The mausoleum is on the same grounds as the Presidential Palace and the Ho Chi Minh Museum, so one can really spend a bit of time here, if one wished to do so. We didn't, so we were off to our next destination....

The Museum of Ethnology:
One of the better museums I've been to, located not too far from my old stomping grounds out at HQV, is the Museum of Ethnology. This museum has displays of the many different ethnic groups scattered around Vietnam, as well as a fascinating display of bao cap, and an incredible outdoor section which shows replicas of the many tribal dwellings.

One can see the different dress worn by the various tribes, learn about their traditions and customs, and also watch videos taken during trbal ceremonies, etc. There are some excellent replicas of the villages built within the museum, showing how the people celebrate different events, make various crafts, and cultivate their crops.

The bao cap was the time in Vietnam during which everything was rationed: from bicycle parts to meat, from necessities such as rice to Tet delicacies such as jams. The display told it like it was -- no propaganda here, just the facts, as unpleasant as they were. Complete with the different ration stamps, video diaries, and photos mixed with testimonies, it was a very impressive display.

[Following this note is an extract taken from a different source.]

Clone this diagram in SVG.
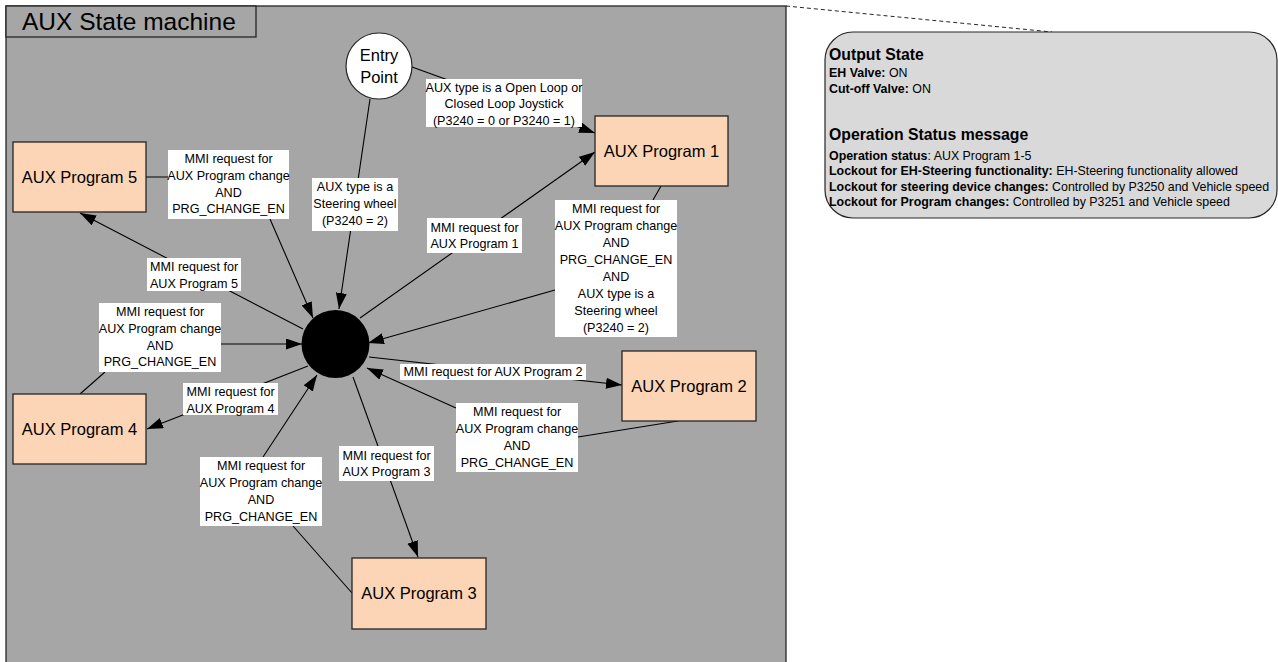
<svg xmlns="http://www.w3.org/2000/svg" width="1278" height="662" viewBox="0 0 1278 662">
<style>
text{font-family:"Liberation Sans",Arial,sans-serif;fill:#000}
.node rect{fill:#fbd5b5;stroke:#262626;stroke-width:1.3}
.node text{font-size:16.5px;text-anchor:middle}
.lbl rect{fill:#fff;stroke:none}
.lbl text{font-size:12.6px;text-anchor:middle}
.conn path{fill:none;stroke:#000;stroke-width:1.1;marker-end:url(#arr)}
.pt{font-size:12.4px}
.ph{font-size:15.8px;font-weight:bold}
.b{font-weight:bold}
</style>
<defs>
<marker id="arr" markerUnits="userSpaceOnUse" markerWidth="17" markerHeight="12" refX="16" refY="5.5" orient="auto">
<path d="M0,0 L16,5.5 L0,11 z" fill="#000"/>
</marker>
</defs>
<rect width="1278" height="662" fill="#fff"/>
<g id="frame">
<rect x="6" y="6" width="780" height="660" fill="#a6a6a6" stroke="#262626" stroke-width="1.3"/>
<rect x="6" y="6" width="250" height="31" fill="#a6a6a6" stroke="#262626" stroke-width="1.3"/>
<text x="22" y="30" font-size="24.5">AUX State machine</text>
</g>
<g id="note">
<path d="M786,6 L1052,32" stroke="#262626" stroke-width="1" stroke-dasharray="4,3" fill="none"/>
<rect x="825" y="32" width="452" height="186" rx="28" ry="28" fill="#d9d9d9" stroke="#262626" stroke-width="1.2"/>
<text x="829" y="60" class="ph">Output State</text>
<text x="829" y="77" class="pt"><tspan class="b">EH Valve:</tspan> ON</text>
<text x="829" y="92.5" class="pt"><tspan class="b">Cut-off Valve:</tspan> ON</text>
<text x="829" y="140" class="ph">Operation Status message</text>
<text x="829" y="159.5" class="pt"><tspan class="b">Operation status</tspan>: AUX Program 1-5</text>
<text x="829" y="175" class="pt"><tspan class="b">Lockout for EH-Steering functionality:</tspan> EH-Steering functionality allowed</text>
<text x="829" y="190.5" class="pt"><tspan class="b">Lockout for steering device changes:</tspan> Controlled by P3250 and Vehicle speed</text>
<text x="829" y="206" class="pt"><tspan class="b">Lockout for Program changes:</tspan> Controlled by P3251 and Vehicle speed</text>
</g>
<g id="connectors" class="conn">
<path d="M412,67 L595,133"/>
<path d="M370,99 L339,309"/>
<path d="M146,177 L168,177 M270,219 L313,318"/>
<path d="M303,329 L80,213"/>
<path d="M80,394 L105,372 M221,344 L302,344"/>
<path d="M308,366 L147,429"/>
<path d="M360,318 L595,152"/>
<path d="M661,186 L653,200 M555,290 L368,343"/>
<path d="M369,357 L622,385"/>
<path d="M678,421 L578,437 M456,408 L367,368"/>
<path d="M353,377 L418,557"/>
<path d="M352,593 L293,526 M263,457 L317,375"/>
</g>
<g id="labels" class="lbl">
<g><rect x="426" y="79" width="156" height="48"/><text x="504" y="91.5">AUX type is a Open Loop or<tspan x="504" dy="16.5">Closed Loop Joystick</tspan><tspan x="504" dy="16.5">(P3240 = 0 or P3240 = 1)</tspan></text></g>
<g><rect x="312" y="178" width="86" height="53"/><text x="355" y="191">AUX type is a<tspan x="355" dy="17">Steering wheel</tspan><tspan x="355" dy="17">(P3240 = 2)</tspan></text></g>
<g><rect x="168" y="150" width="121" height="69"/><text x="228.5" y="163">MMI request for<tspan x="228.5" dy="16.8">AUX Program change</tspan><tspan x="228.5" dy="16.8">AND</tspan><tspan x="228.5" dy="16.8">PRG_CHANGE_EN</tspan></text></g>
<g><rect x="147" y="258" width="94" height="33"/><text x="194" y="271">MMI request for<tspan x="194" dy="16.5">AUX Program 5</tspan></text></g>
<g><rect x="99" y="303" width="122" height="69"/><text x="160" y="316">MMI request for<tspan x="160" dy="16.8">AUX Program change</tspan><tspan x="160" dy="16.8">AND</tspan><tspan x="160" dy="16.8">PRG_CHANGE_EN</tspan></text></g>
<g><rect x="183" y="383" width="95" height="32"/><text x="230.5" y="396">MMI request for<tspan x="230.5" dy="16.5">AUX Program 4</tspan></text></g>
<g><rect x="427" y="218" width="95" height="35"/><text x="474.5" y="231.5">MMI request for<tspan x="474.5" dy="16.5">AUX Program 1</tspan></text></g>
<g><rect x="555" y="200" width="122" height="137"/><text x="616" y="213">MMI request for<tspan x="616" dy="17">AUX Program change</tspan><tspan x="616" dy="17">AND</tspan><tspan x="616" dy="17">PRG_CHANGE_EN</tspan><tspan x="616" dy="17">AND</tspan><tspan x="616" dy="17">AUX type is a</tspan><tspan x="616" dy="17">Steering wheel</tspan><tspan x="616" dy="17">(P3240 = 2)</tspan></text></g>
<g><rect x="400" y="364" width="186" height="16"/><text x="493" y="376">MMI request for AUX Program 2</text></g>
<g><rect x="456" y="403" width="122" height="69"/><text x="517" y="416">MMI request for<tspan x="517" dy="16.9">AUX Program change</tspan><tspan x="517" dy="16.9">AND</tspan><tspan x="517" dy="16.9">PRG_CHANGE_EN</tspan></text></g>
<g><rect x="339" y="446" width="95" height="35"/><text x="386.5" y="459.5">MMI request for<tspan x="386.5" dy="16.8">AUX Program 3</tspan></text></g>
<g><rect x="200" y="457" width="122" height="69"/><text x="261" y="470">MMI request for<tspan x="261" dy="16.9">AUX Program change</tspan><tspan x="261" dy="16.9">AND</tspan><tspan x="261" dy="16.9">PRG_CHANGE_EN</tspan></text></g>
</g>
<g id="entry">
<circle cx="379" cy="66" r="33" fill="#fff" stroke="#262626" stroke-width="1.2"/>
<text x="379" y="61" font-size="16.5" text-anchor="middle">Entry</text>
<text x="379" y="83" font-size="16.5" text-anchor="middle">Point</text>
</g>
<g id="hub">
<circle cx="335.5" cy="344" r="34" fill="#000"/>
</g>
<g id="aux1" class="node"><rect x="595" y="116" width="133" height="70"/><text x="661.5" y="157">AUX Program 1</text></g>
<g id="aux2" class="node"><rect x="622" y="351" width="134" height="70"/><text x="689" y="392">AUX Program 2</text></g>
<g id="aux3" class="node"><rect x="352" y="558" width="134" height="71"/><text x="419" y="599">AUX Program 3</text></g>
<g id="aux4" class="node"><rect x="13" y="394" width="133" height="70"/><text x="79.5" y="435">AUX Program 4</text></g>
<g id="aux5" class="node"><rect x="13" y="142" width="133" height="70"/><text x="79.5" y="183">AUX Program 5</text></g>
</svg>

But nothing was as impressive as the displays one found outside the museum. The grounds of the museum are covered with full-scale tribal houses, all of which were used by the various tribes and then donated to the museum. One is able to walk in the different houses, which are filled with the furnishings of that tribe, down to the dishes and mattresses. It was unlike anything else I've ever seen, and was really the icing on the cake -- an excellent museum!


What's Next?

We leave Hanoi bright and early on Wednesday, January 3rd. We're not sure how long our travels will last, but we expect at least three months. First we're going to head north into China ($50 for a US visa!!!), then south into Laos, through the wilds of NE Cambodia, and back into S Vietnam to hit an island (Phu Quoc) in the south we missed initially. From there we'll head back to Thailand, and see how much time we have left. We're hoping to head south through the Malay Peninsula, hitting Malaysia, Singapore, and Indonesia, but we'll see what our financial and time budgets allow.... During this time, we won't have our phone hooked up much, but you can always leave a message, which we can listen to whenever we check our email.

I think it's safe to say that it's been an amazing year for us -- we hope the same has been true for you. Happy holidays to you all, and best wishes for the New Year!